TEMOIGNAGES SELECTIONNES
Mona
Mona s'est installée dans un camp à Delmas 33, un faubourg de Port-au-Prince, avec son mari et ses enfants après la destruction de sa maison par le tremblement de terre. “J'ai tout simplement accouché sur le sol… je n'avais aucun sédatif durant mon accouchement", a-t-elle dit. Elle a enfin vu un docteur trois jours plus tard : il lui a donné trois cachets pour calmer la douleur.
Gheslaine
Gheslaine est une mère célibataire de trois enfants qui a tout perdu dans le tremblement de terre. Elle a eu son dernier bébé récemment et n'a aucun moyen de le nourrir et ni ses deux autres enfants:
"Les gens essaient de survivre comme ils peuvent. Les femmes ont des rapports avec les hommes pour pouvoir nourrir leurs enfants. Cela arrive souvent. Ma fille a 12 ans et n'a pas d'amis dans le camp parce que même les jeunes filles sont contraintes d'avoir des relations sexuelles pour survivre. Je ne travaille pas. Je n'ai pas de parents pour m'aider. Souvent les femmes tombent enceintes sans le vouloir et elles n'ont personne pour s'occuper d'elles. 60 centimes ou 1,25 dollar - vous avez un rapport sexuel juste pour ça. Malheureusement, les femmes tombent quelquefois enceintes mais si nous avions accès aux contraceptifs, nous nous protégerions... Ce n'est pas bon de se prostituer mais que faire? Il faut manger."
Florence
Florence, qui a à peine 15 ans, est enceinte de cinq mois et n'a pas de parents. Elle vivait avec une famille pour laquelle elle effectuait des travaux domestiques. Après le tremblement de terre, ils se sont installés dans un camp à Maïs Gâté. Son employeur l'a violée, puis l'a menacée de représailles si elle en parlait à qui que ce soit. Elle est tombée enceinte et une personne du camp l'a emmenée à un rendez-vous médical prénatal. Mais Florence a mis fin aux visites d'avant naissance parce qu'elle ne pouvait pas payer pour les examens complémentaires.

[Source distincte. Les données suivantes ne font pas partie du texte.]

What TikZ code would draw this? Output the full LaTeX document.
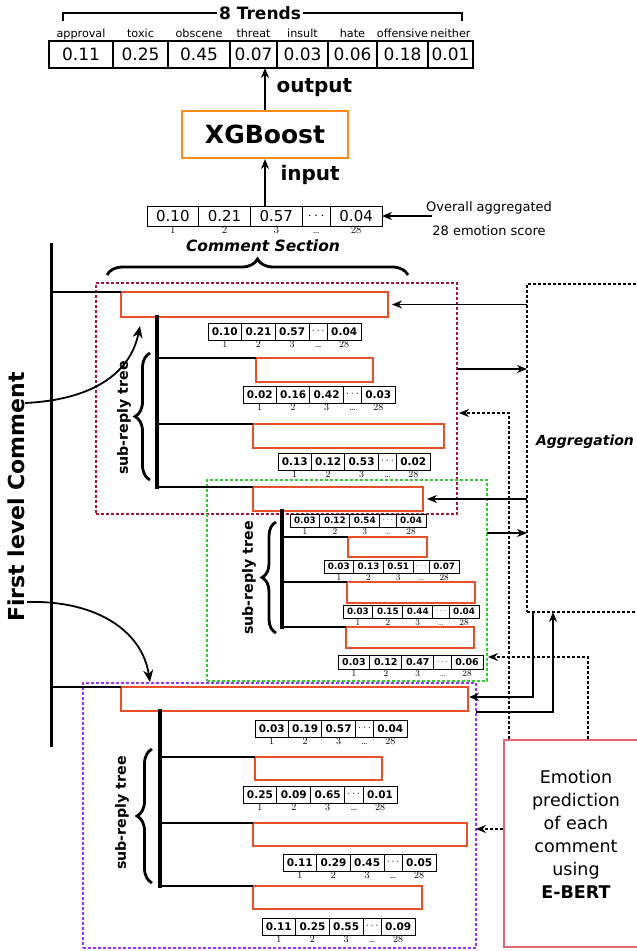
\documentclass[tikz,border=0pt]{standalone}
\usepackage{fontspec}
\newfontfamily\dv{DejaVu Sans}
\usetikzlibrary{arrows.meta,decorations.pathreplacing,fit,calc}
\definecolor{cbox}{HTML}{E8502A}
\definecolor{xgb}{HTML}{FF8C1A}
\definecolor{dred}{HTML}{A31535}
\definecolor{dgreen}{HTML}{33CC33}
\definecolor{dpurple}{HTML}{9933FF}
\definecolor{ebox}{HTML}{E06870}
\newcommand\idxfont{\fontsize{9}{9}\selectfont}
\newcommand{\emvec}[9]{%
  \node[cell, minimum width={0.22*#3}, minimum height=#4, font={#5}] (#1a) at #2 {#6};
  \node[cell, minimum width={0.22*#3}, minimum height=#4, font={#5}] (#1b) at (#1a.north east) {#7};
  \node[cell, minimum width={0.22*#3}, minimum height=#4, font={#5}] (#1c) at (#1b.north east) {#8};
  \node[cell, minimum width={0.12*#3}, minimum height=#4, font={#5}] (#1d) at (#1c.north east) {$\cdots$};
  \node[cell, minimum width={0.22*#3}, minimum height=#4, font={#5}] (#1e) at (#1d.north east) {#9};
  \foreach \vx/\vt in {a/1,b/2,c/3,d/\dots,e/28} \node[idx] at (#1\vx.south) {\vt};
}
\begin{document}
\begin{tikzpicture}[x=1pt,y=-1pt,
  cb/.style={draw=cbox, line width=2pt, inner sep=0pt, outer sep=0pt},
  dbox/.style={line width=1.3pt, dash pattern=on 3pt off 2pt, inner sep=0pt, outer sep=0pt},
  cell/.style={draw, line width=0.9pt, inner sep=0pt, outer sep=0pt, anchor=north west},
  tcell/.style={draw, line width=1.8pt, inner sep=0pt, outer sep=0pt, anchor=north west, minimum height=27pt, font=\dv\fontsize{17}{17}\selectfont},
  lbl/.style={anchor=base, inner sep=0pt, font=\dv\fontsize{11.2}{12}\selectfont},
  idx/.style={font=\idxfont, anchor=north, inner sep=0pt, text height=6.5pt, text depth=0pt, yshift=-1pt},
  trunk/.style={line width=3.5pt, line cap=rect},
  br/.style={line width=2.5pt},
  arr/.style={-{Stealth[length=10pt,width=8pt]}, line width=1.3pt},
  darr/.style={arr, dash pattern=on 3pt off 2pt},
  carr/.style={-{Stealth[length=12pt,width=10pt]}, line width=1.8pt},
  brc/.style={decorate, decoration={brace, amplitude=#1}, line width=2.8pt},
  brc/.default=15,
  srt/.style={rotate=90, font=\dv\bfseries\fontsize{14.2}{15}\selectfont}
]
\clip (0,0) rectangle (637,951);

% ---------- top table ----------
\draw[line width=1.6pt] (63,21) -- (63,13) -- (462,13) -- (462,21);
\node[fill=white, inner sep=2pt, font=\dv\bfseries\fontsize{17}{17}\selectfont] (tr) at (260,13) {8 Trends};
\foreach \nm/\xa/\xb/\v/\lb in {t1/49/113/0.11/approval, t2/113/168/0.25/toxic, t3/168/230/0.45/obscene, t4/230/277/0.07/threat, t5/277/328/0.03/insult, t6/328/377/0.06/hate, t7/377/428/0.18/offensive, t8/428/473/0.01/neither}{
  \node[tcell, minimum width=\xb-\xa] (\nm) at (\xa,41) {\v};
  \node[lbl] at ($(\nm.north)+(0,-4)$) {\lb};
}

% ---------- XGBoost ----------
\node[draw=xgb, line width=2pt, minimum width=166pt, minimum height=47pt, inner sep=0pt,
      font=\dv\bfseries\fontsize{25}{25}\selectfont] (xg) at (265,134.5) {XGBoost};
\draw[arr, line width=1.8pt] (xg.north) -- (xg.north |- t4.south);
\node[anchor=west, font=\dv\bfseries\fontsize{20}{20}\selectfont] at (273,88) {output};
\node[anchor=west, font=\dv\bfseries\fontsize{20}{20}\selectfont] at (277,175) {input};

% ---------- input vector ----------
\renewcommand\idxfont{\fontsize{11}{11}\selectfont}
\emvec{iv}{(147,206)}{235}{20}{\dv\fontsize{15}{15}\selectfont}{0.10}{0.21}{0.57}{0.04}
\draw[arr, line width=1.8pt] (xg.south |- ivc.north) -- (xg.south);
\node[align=center, font=\dv\fontsize{13}{24}\selectfont] (ov) at (489,219) {Overall aggregated\\28 emotion score};
\draw[arr, line width=1.6pt] ($(ive.east -| ov.west)+(9,0)$) -- (ive.east);
\node[font=\dv\bfseries\itshape\fontsize{15.5}{16}\selectfont] (cs) at (263,246) {Comment Section};
\draw[brc=16] (107,275) -- (408,275);

% ---------- first level line ----------
\node[rotate=90, font=\dv\bfseries\fontsize{22}{22}\selectfont] (flc) at (16,497) {First level Comment};
\coordinate (mtop) at (51,243);
\coordinate (mbot) at (51,747);
\draw[line width=3pt] (mtop) -- (mbot);

% ---------- dashed boxes ----------
\node[dbox, draw=dred, fit={(96,283)(457,514)}] (rbox) {};
\node[dbox, draw=dgreen, fit={(207,480)(487,681)}] (gbox) {};
\node[dbox, draw=dpurple, fit={(83,683)(476,948)}] (pbox) {};

% ---------- red section ----------
\renewcommand\idxfont{\fontsize{10}{10}\selectfont}
\node[cb, fit={(121,292)(388,317)}] (r0) {};
\node[cb, fit={(256,358)(373,382)}] (r1) {};
\node[cb, fit={(253,424)(444,448)}] (r2) {};
\node[cb, fit={(253,487)(423,511)}] (g0) {};
\draw[br] (mtop |- r0.north west) -- (r0.north west);
\coordinate (rt) at (157,0);
\draw[trunk] (rt |- r0.south) -- (rt |- g0.north west);
\foreach \b in {r1,r2,g0} \draw[br] (rt |- \b.north west) -- (\b.north west);
\emvec{rva}{(208,323)}{153}{17}{\dv\bfseries\fontsize{10.5}{11}\selectfont}{0.10}{0.21}{0.57}{0.04}
\emvec{rvb}{(243,386)}{152}{17}{\dv\bfseries\fontsize{10.5}{11}\selectfont}{0.02}{0.16}{0.42}{0.03}
\emvec{rvc}{(278,453)}{152}{17}{\dv\bfseries\fontsize{10.5}{11}\selectfont}{0.13}{0.12}{0.53}{0.02}
\draw[brc=15] (150,480) -- (150,353);
\node[srt] at (124,418) {sub-reply tree};

% ---------- green section ----------
\renewcommand\idxfont{\fontsize{9}{9}\selectfont}
\node[cb, fit={(348,537)(427,557)}] (g1) {};
\node[cb, fit={(347,582)(475,603)}] (g2) {};
\node[cb, fit={(346,627)(474,648)}] (g3) {};
\coordinate (gt) at (282,0);
\draw[trunk] (gt |- g0.south) -- (gt |- g3.north west);
\foreach \b in {g1,g2,g3} \draw[br] (gt |- \b.north west) -- (\b.north west);
\emvec{gva}{(290,514)}{136}{13}{\dv\bfseries\fontsize{8.8}{9}\selectfont}{0.03}{0.12}{0.54}{0.04}
\emvec{gvb}{(324,560)}{135}{13}{\dv\bfseries\fontsize{8.8}{9}\selectfont}{0.03}{0.13}{0.51}{0.07}
\emvec{gvc}{(343,605)}{136}{13}{\dv\bfseries\fontsize{8.8}{9}\selectfont}{0.03}{0.15}{0.44}{0.04}
\emvec{gvd}{(338,655)}{145}{14}{\dv\bfseries\fontsize{9.5}{10}\selectfont}{0.03}{0.12}{0.47}{0.06}
\draw[brc=14] (276,633) -- (276,522);
\node[srt] at (249,578) {sub-reply tree};

% ---------- purple section ----------
\renewcommand\idxfont{\fontsize{10}{10}\selectfont}
\node[cb, fit={(121,687)(468,711)}] (p0) {};
\node[cb, fit={(255,757)(382,780)}] (p1) {};
\node[cb, fit={(253,823)(467,846)}] (p2) {};
\node[cb, fit={(253,886)(422,909)}] (p3) {};
\draw[br] (mtop |- p0.north west) -- (p0.north west);
\coordinate (pt) at (160,0);
\draw[trunk] (pt |- p0.south) -- (pt |- p3.north west);
\foreach \b in {p1,p2,p3} \draw[br] (pt |- \b.north west) -- (\b.north west);
\emvec{pva}{(255,720)}{152}{17}{\dv\bfseries\fontsize{10.5}{11}\selectfont}{0.03}{0.19}{0.57}{0.04}
\emvec{pvb}{(243,786)}{154}{17}{\dv\bfseries\fontsize{10.5}{11}\selectfont}{0.25}{0.09}{0.65}{0.01}
\emvec{pvc}{(283,854)}{153}{17}{\dv\bfseries\fontsize{10.5}{11}\selectfont}{0.11}{0.29}{0.45}{0.05}
\emvec{pvd}{(262,918)}{153}{17}{\dv\bfseries\fontsize{10.5}{11}\selectfont}{0.11}{0.25}{0.55}{0.09}
\draw[brc=15] (152,883) -- (152,749);
\node[srt] at (122,813) {sub-reply tree};

% ---------- curved arrows ----------
\coordinate (fa) at (25,403);
\coordinate (fb) at (27,602);
\draw[carr] (fa) .. controls (90,400) and (130,375) .. ($(r0.south west)+(19,9)$);
\draw[carr] (fb) .. controls (95,600) and (142,630) .. ($(pbox.north west)+(67,-1)$);

% ---------- aggregation / emotion ----------
\node[dbox, draw=black, fit={(527,284)(645,612)}] (agg) {};
\node[font=\dv\bfseries\itshape\fontsize{14}{14}\selectfont] at (585,442) {Aggregation};
\node[draw=ebox, line width=1.5pt, inner sep=0pt, fit={(504,740)(645,947)}] (em) {};
\node[align=center, font=\dv\fontsize{17.5}{23}\selectfont] at (576,834) {Emotion\\prediction\\of each\\comment\\using\\\textbf{E-BERT}};

\draw[arr, shorten >=4pt] (agg.west |- r0.east) -- (r0.east);
\coordinate (c2) at (457,369);
\draw[arr] (c2) -- (agg.west |- c2);
\coordinate (c3) at (509,413);
\draw[darr, shorten >=2pt] (c3 |- em.north) -- (c3) -- (rbox.east |- c3);
\draw[arr, shorten >=4pt] (agg.west |- g0.east) -- (g0.east);
\coordinate (c5) at (487,533);
\draw[arr] (c5) -- (agg.west |- c5);
\coordinate (c6) at (588,657);
\draw[darr, shorten >=1pt] (c6 |- em.north) -- (c6) -- (gbox.east |- c6);
\coordinate (c7) at (533,697);
\draw[arr, shorten >=1pt] (c7 |- agg.south) -- (c7) -- (p0.east |- c7);
\coordinate (c8) at (553,712);
\draw[arr] (pbox.east |- c8) -- (c8) -- (c8 |- agg.south);
\coordinate (c9) at (504,829);
\draw[darr] (em.west |- c9) -- (pbox.east |- c9);
\end{tikzpicture}
\end{document}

"Je suis allée une fois voir un médecin qui m'a donné une ordonnance. Je n'ai pas d'argent pour l'analyse de sang et l'examen des selles. Le docteur m'a dit de revenir mais en me conseillant d'apporter les résultats des examens… Je n'ai ni mère ni père, je vis avec une “tante" [son employeur], mais elle ne s'occupe plus de moi. Maintenant je vis dans le camp avec quelqu'un d'autre, depuis que j'ai été violée."
Yvonne
Yvonne, âgée de 30 ans, hébergée dans un camp à Croix-des-Bouquets pensait ne pas pouvoir accoucher à l'endroit où elle avait passé une visite médicale prénatale. Elle avait alors reçu une ordonnance pour une échographie mais n'avait pas d'argent pour la payer. Elle n'a donc pas osé retourner au centre médical pour de nouvelles visites et pour l'accouchement.

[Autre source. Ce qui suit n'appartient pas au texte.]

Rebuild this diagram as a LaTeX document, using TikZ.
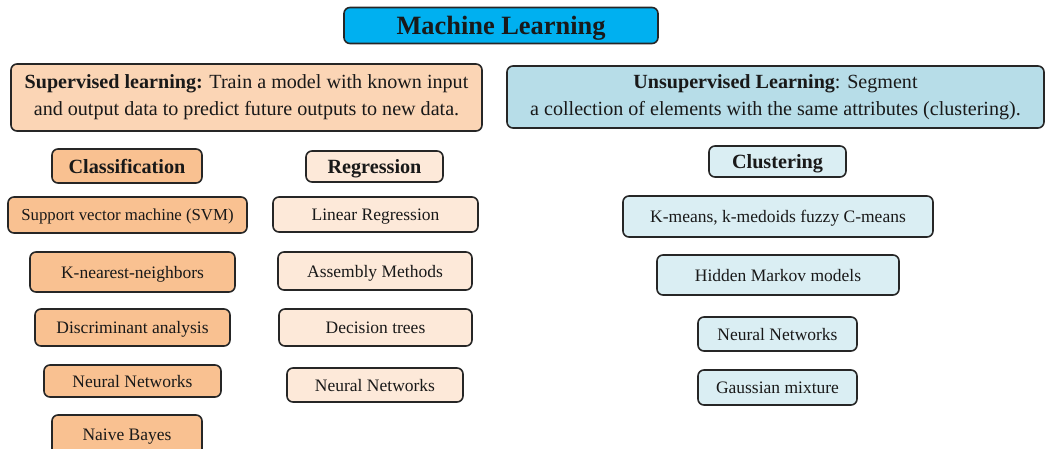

"Je suis allée dans plusieurs hôpitaux différents avant mon accouchement pour des visites médicales [parce que]... quand ils m'ont demandé de faire une échographie, je n'avais pas d'argent pour cela, alors j'ai changé d'hôpital… Personne ne m'a dit que j'aurais un accouchement difficile… [mais] j'avais mal quand les contractions ont commencé. Je suis arrivée à l'hôpital à 9 heures, à 10 heures je n'avais pas encore accouché et vers 11 heures, j'ai eu la césarienne."